2.    In Hamburg sollten alle Beteiligten am Wohnungsbau mit Hochdruck sonstige bestehende Hindernisse zu beseitigen, die unabhängig von der Krise neue Wohnungen bereits behindert haben. Ein Ziel könnte sein, alle in der Wohnungsbaukoordination seit mehr als drei Monaten vorliegenden Fällen nun innerhalb von drei Monaten abschließend zu klären. Weiter steigende Komplexität einzelner Projekte ist kein Beitrag zur Milderung der deutlichen Neubau-Rückgänge.
3.    Wegen der mehrjährigen Vorlaufzeiten sollten alle Bemühungen intensiviert werden, um spätestens in zwei Jahren keinen Mangel an Grundstücken oder fertigen Bebauungsplänen mehr zu haben. Jetzt bestehen Chancen für benötigte Sonderbauprogramme.

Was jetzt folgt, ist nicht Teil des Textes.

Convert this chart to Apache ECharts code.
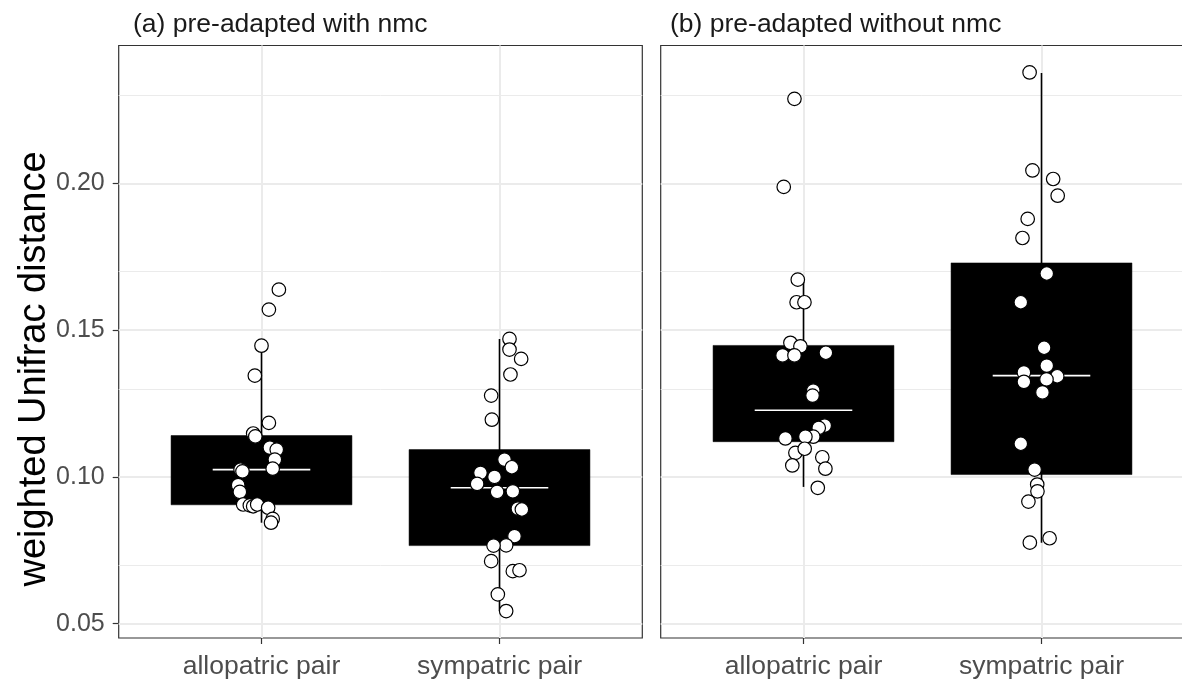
<!DOCTYPE html>
<html>
<head>
<meta charset="utf-8">
<script src="https://cdn.jsdelivr.net/npm/echarts@6/dist/echarts.min.js"></script>
<style>
html,body{margin:0;padding:0;background:#fff;}
#chart{width:1182px;height:682px;}
</style>
</head>
<body>
<div id="chart"></div>
<script>
// ---- data ----
const categories = ['allopatric pair', 'sympatric pair'];
const panelTitles = ['(a) pre-adapted with nmc', '(b) pre-adapted without nmc'];
const yAxisTitle = 'weighted Unifrac distance';
const yTicks = [0.05, 0.10, 0.15, 0.20];
const yMinorTicks = [0.075, 0.125, 0.175, 0.225];

// box statistics: [lower whisker, Q1, median, Q3, upper whisker]
const boxA = [
  [0.0844, 0.0905, 0.1025, 0.1141, 0.1447],
  [0.0543, 0.0766, 0.0963, 0.1093, 0.1470]
];
const boxB = [
  [0.0966, 0.1120, 0.1227, 0.1448, 0.1672],
  [0.0776, 0.1008, 0.1345, 0.1729, 0.2376]
];

// jittered points: [x position (1 = allopatric, 2 = sympatric), value]
const pointsA = [
  [1.073,0.1638],[1.031,0.1570],[1.000,0.1447],[0.972,0.1345],[1.031,0.1184],[0.965,0.1148],
  [0.974,0.1138],[1.035,0.1100],[1.064,0.1093],[1.056,0.1059],[1.047,0.1028],[0.912,0.1025],
  [0.920,0.1019],[0.902,0.0972],[0.909,0.0949],[0.923,0.0906],[0.951,0.0903],[0.965,0.0900],
  [0.982,0.0906],[1.028,0.0895],[1.047,0.0857],[1.040,0.0844],
  [2.042,0.1470],[2.042,0.1434],[2.091,0.1402],[2.046,0.1349],[1.965,0.1277],[1.968,0.1195],
  [2.021,0.1059],[2.052,0.1033],[1.920,0.1014],[1.979,0.1000],[1.906,0.0976],[1.990,0.0949],
  [2.056,0.0951],[2.077,0.0892],[2.094,0.0889],[2.063,0.0798],[2.028,0.0767],[1.975,0.0766],
  [1.965,0.0713],[2.056,0.0679],[2.084,0.0682],[1.993,0.0600],[2.028,0.0543]
];
const pointsB = [
  [0.962,0.2288],[0.917,0.1988],[0.976,0.1672],[0.971,0.1595],[1.004,0.1595],[0.945,0.1457],
  [0.987,0.1445],[0.912,0.1414],[0.962,0.1414],[1.094,0.1423],[1.041,0.1294],[1.038,0.1277],
  [1.089,0.1175],[1.064,0.1167],[1.041,0.1137],[1.008,0.1137],[0.924,0.1131],[0.966,0.1082],
  [1.005,0.1096],[0.953,0.1039],[1.079,0.1067],[1.092,0.1028],[1.060,0.0963],
  [1.950,0.2378],[1.962,0.2044],[2.049,0.2015],[2.068,0.1958],[1.942,0.1879],[1.920,0.1814],
  [2.022,0.1693],[1.913,0.1595],[2.011,0.1440],[2.022,0.1379],[1.926,0.1356],[1.926,0.1324],
  [2.066,0.1343],[2.021,0.1332],[2.004,0.1288],[1.913,0.1113],[1.971,0.1025],[1.982,0.0974],
  [1.983,0.0951],[1.945,0.0916],[2.034,0.0791],[1.951,0.0776]
];

// ---- scales (ggplot-like expansion) ----
const allVals = pointsA.concat(pointsB).map(p => p[1])
  .concat(boxA.flat(), boxB.flat());
const vMin = Math.min(...allVals), vMax = Math.max(...allVals);
const span = vMax - vMin;
const yMin = vMin - 0.05 * span, yMax = vMax + 0.05 * span;
const xMin = 0.4, xMax = categories.length + 0.6;

const FONT = "'Liberation Sans', Arial, Helvetica, sans-serif";
const GRID_COLOR = '#EBEBEB';

function gridLines() {
  const d = [];
  yMinorTicks.forEach(v => d.push({ yAxis: v, lineStyle: { width: 1, color: GRID_COLOR, type: 'solid' } }));
  yTicks.forEach(v => d.push({ yAxis: v, lineStyle: { width: 2, color: GRID_COLOR, type: 'solid' } }));
  categories.forEach((c, i) => d.push({ xAxis: i + 1, lineStyle: { width: 2, color: GRID_COLOR, type: 'solid' } }));
  return d;
}

function boxRender(params, api) {
  const x = api.value(0);
  const pMin = api.coord([x, api.value(1)]);
  const pQ1 = api.coord([x, api.value(2)]);
  const pMed = api.coord([x, api.value(3)]);
  const pQ3 = api.coord([x, api.value(4)]);
  const pMax = api.coord([x, api.value(5)]);
  const bw = api.size([0.76, 0])[0];
  const mw = api.size([0.41, 0])[0];
  const cx = pMed[0];
  return {
    type: 'group',
    children: [
      { type: 'line', shape: { x1: cx, y1: pMax[1], x2: cx, y2: pMin[1] },
        style: { stroke: '#000', lineWidth: 1.6 } },
      { type: 'rect', shape: { x: cx - bw / 2, y: pQ3[1], width: bw, height: pQ1[1] - pQ3[1] },
        style: { fill: '#000', stroke: '#000', lineWidth: 0.5 } },
      { type: 'line', shape: { x1: cx - mw / 2, y1: pMed[1], x2: cx + mw / 2, y2: pMed[1] },
        style: { stroke: '#fff', lineWidth: 1.6 } }
    ]
  };
}

const grids = [
  { left: 118.7, top: 45.5, width: 523.6, height: 592.5 },
  { left: 660.7, top: 45.5, width: 523.6, height: 592.5 }
];
const titleLeft = [133, 670];

const xAxes = grids.map((g, i) => ({
  type: 'value', gridIndex: i, min: xMin, max: xMax,
  axisLine: { show: false },
  splitLine: { show: false },
  axisTick: { show: true, customValues: categories.map((c, k) => k + 1), length: 6,
              lineStyle: { color: '#333', width: 1.2 } },
  axisLabel: { show: true, customValues: categories.map((c, k) => k + 1), margin: 15,
               formatter: v => categories[Math.round(v) - 1] || '',
               fontSize: 26.5, color: '#4D4D4D', fontFamily: FONT }
}));

const yAxes = grids.map((g, i) => ({
  type: 'value', gridIndex: i, min: yMin, max: yMax,
  axisLine: { show: false },
  splitLine: { show: false },
  axisTick: { show: i === 0, customValues: yTicks, length: 6,
              lineStyle: { color: '#333', width: 1.2 } },
  axisLabel: { show: i === 0, customValues: yTicks, margin: 14,
               formatter: v => v.toFixed(2),
               fontSize: 25, color: '#4D4D4D', fontFamily: FONT }
}));

const series = [];
[boxA, boxB].forEach((boxes, i) => {
  series.push({
    type: 'line', xAxisIndex: i, yAxisIndex: i, data: [], z: 1, silent: true,
    markLine: { silent: true, z: 1, symbol: ['none', 'none'], label: { show: false },
                animation: false, data: gridLines() }
  });
  series.push({
    type: 'custom', xAxisIndex: i, yAxisIndex: i, z: 2, silent: true,
    renderItem: boxRender,
    encode: { x: 0, y: [1, 2, 3, 4, 5] },
    data: boxes.map((b, k) => [k + 1].concat(b))
  });
});
[pointsA, pointsB].forEach((pts, i) => {
  series.push({
    type: 'scatter', xAxisIndex: i, yAxisIndex: i, z: 3, silent: true,
    symbol: 'circle', symbolSize: 13.5,
    itemStyle: { color: '#fff', borderColor: '#000', borderWidth: 1.2, opacity: 1 },
    data: pts
  });
});

const chart = echarts.init(document.getElementById('chart'), null, { renderer: 'canvas' });
chart.setOption({
  animation: false,
  backgroundColor: '#fff',
  title: panelTitles.map((t, i) => ({
    text: t, left: titleLeft[i] - 5, top: 6,
    textStyle: { fontSize: 26.5, fontWeight: 'normal', color: '#1A1A1A', fontFamily: FONT }
  })),
  graphic: [{
    type: 'text', x: 35, y: 369, rotation: Math.PI / 2, silent: true,
    style: { text: yAxisTitle, font: "38px 'Liberation Sans', Arial, sans-serif",
             fill: '#000', align: 'center', verticalAlign: 'middle' }
  }],
  grid: grids.map(g => Object.assign({ show: true, borderColor: '#333', borderWidth: 1.2,
                                        backgroundColor: 'transparent', containLabel: false,
                                        outerBoundsMode: 'none' }, g)),
  xAxis: xAxes,
  yAxis: yAxes,
  series: series
});
</script>
</body>
</html>
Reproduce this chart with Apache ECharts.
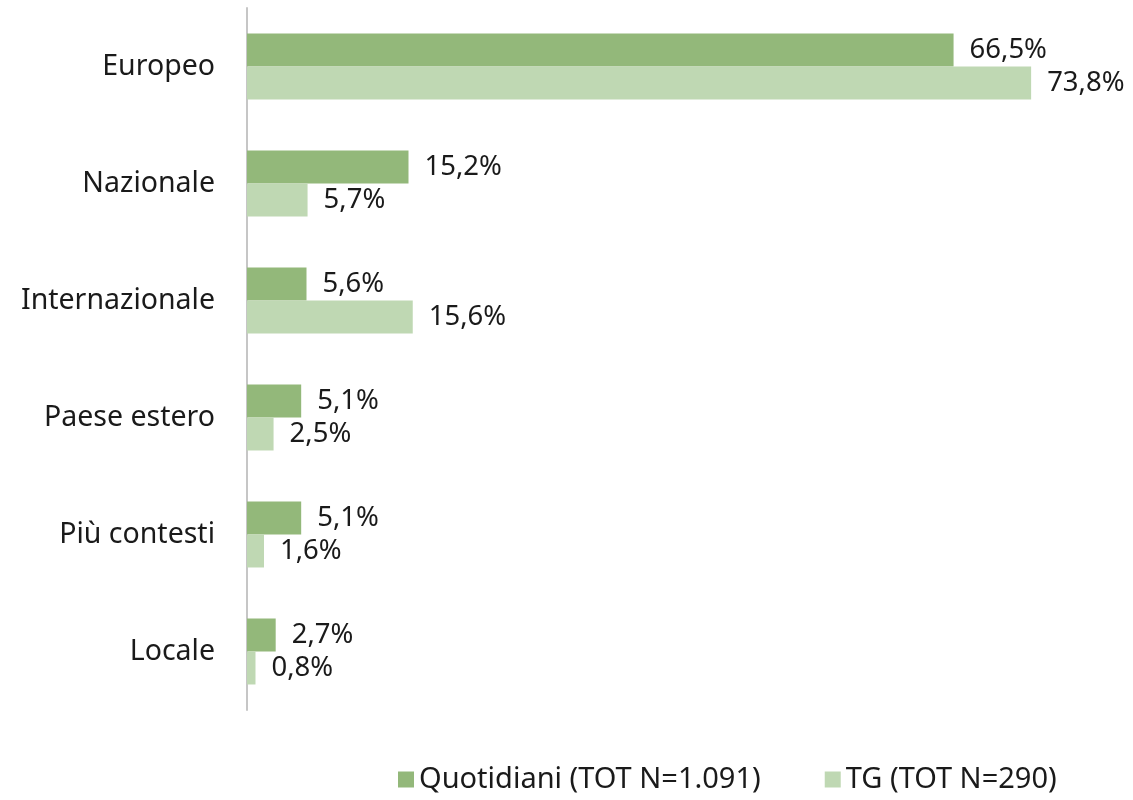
<!DOCTYPE html>
<html>
<head>
<meta charset="utf-8">
<script src="https://cdn.jsdelivr.net/npm/echarts@6/dist/echarts.min.js"></script>
<style>
  html, body { margin: 0; padding: 0; background: #fff; }
  #main { width: 1133px; height: 800px; }
</style>
</head>
<body>
<div id="main"></div>
<script>
var categories = ["Europeo", "Nazionale", "Internazionale", "Paese estero", "Più contesti", "Locale"];
var quotidiani = [66.5, 15.2, 5.6, 5.1, 5.1, 2.7];
var tg = [73.8, 5.7, 15.6, 2.5, 1.6, 0.8];
var seriesNames = ["Quotidiani (TOT N=1.091)", "TG (TOT N=290)"];

var chart = echarts.init(document.getElementById("main"));
var font = "'Noto Sans', sans-serif";

function pct(p) {
  return p.value.toFixed(1).replace(".", ",") + "%";
}

var option = {
  backgroundColor: "#ffffff",
  animation: false,
  textStyle: { fontFamily: font },
  legend: {
    bottom: 1,
    left: 393,
    itemWidth: 16,
    itemHeight: 16,
    itemGap: 64,
    icon: "rect",
    textStyle: { fontSize: 29, color: "#1a1a1a", fontFamily: font },
    data: seriesNames
  },
  grid: {
    left: 247,
    top: 8,
    width: 850,
    height: 702
  },
  xAxis: {
    type: "value",
    min: 0,
    max: 80,
    show: false
  },
  yAxis: {
    type: "category",
    inverse: true,
    data: categories,
    axisLine: { show: true, lineStyle: { color: "#c6c6c6", width: 2 } },
    axisTick: { show: false },
    axisLabel: { fontSize: 28.5, color: "#1a1a1a", margin: 32, fontFamily: font }
  },
  series: [
    {
      name: seriesNames[0],
      type: "bar",
      data: quotidiani,
      barGap: "0%",
      barCategoryGap: "43.6%",
      itemStyle: { color: "#93b87a" },
      label: { show: true, position: "right", distance: 16, fontSize: 27.5, color: "#1a1a1a", formatter: pct }
    },
    {
      name: seriesNames[1],
      type: "bar",
      data: tg,
      barGap: "0%",
      barCategoryGap: "43.6%",
      itemStyle: { color: "#bfd8b3" },
      label: { show: true, position: "right", distance: 16, fontSize: 27.5, color: "#1a1a1a", formatter: pct }
    }
  ]
};
chart.setOption(option);
</script>
</body>
</html>
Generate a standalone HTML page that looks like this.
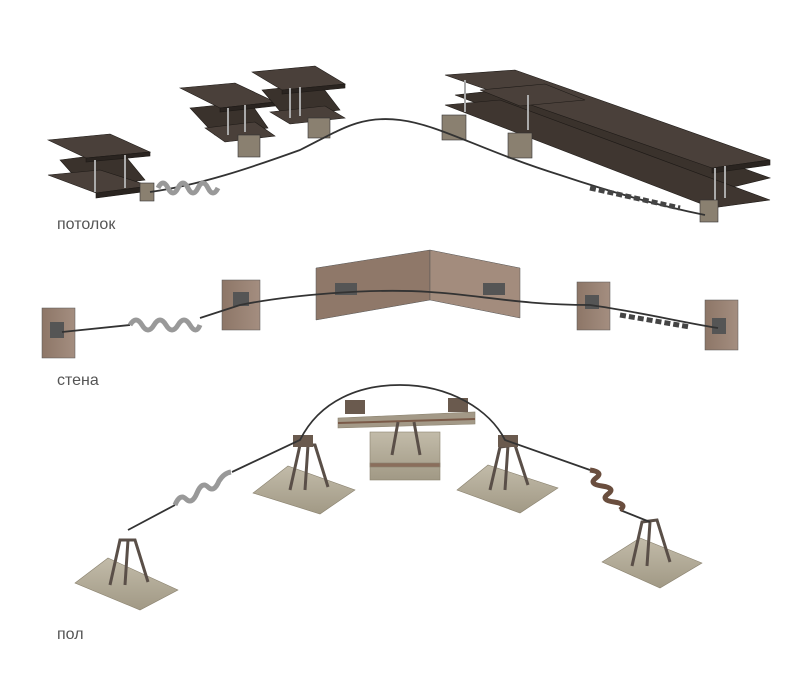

4.    Die Krise sollte von uns allen genutzt werden für mehr Innovationen, braucht mehr Mut zu Veränderungen bisheriger Prozesse, Produkte und Vorschriften, die sinnvolle Veränderungen behindern. Wohnungs- und Bauwirtschaft sind sehr kleinteilig organisiert.

2022/04/28

Der Verband norddeutscher Wohnungsunternehmen (VNW) vertritt in Hamburg, Mecklenburg-Vorpommern und Schleswig-Holstein insgesamt 405 Wohnungsgenossenschaften und Wohnungsgesellschaften. In den von ihnen verwalteten 686.000 Wohnungen leben rund 1,5 Millionen Menschen. Die durchschnittliche Nettokaltmiete pro Quadratmeter liegt bei den VNW-Unternehmen bei 6,20 Euro. Der VNW ist der Verband der Vermieter mit Werten.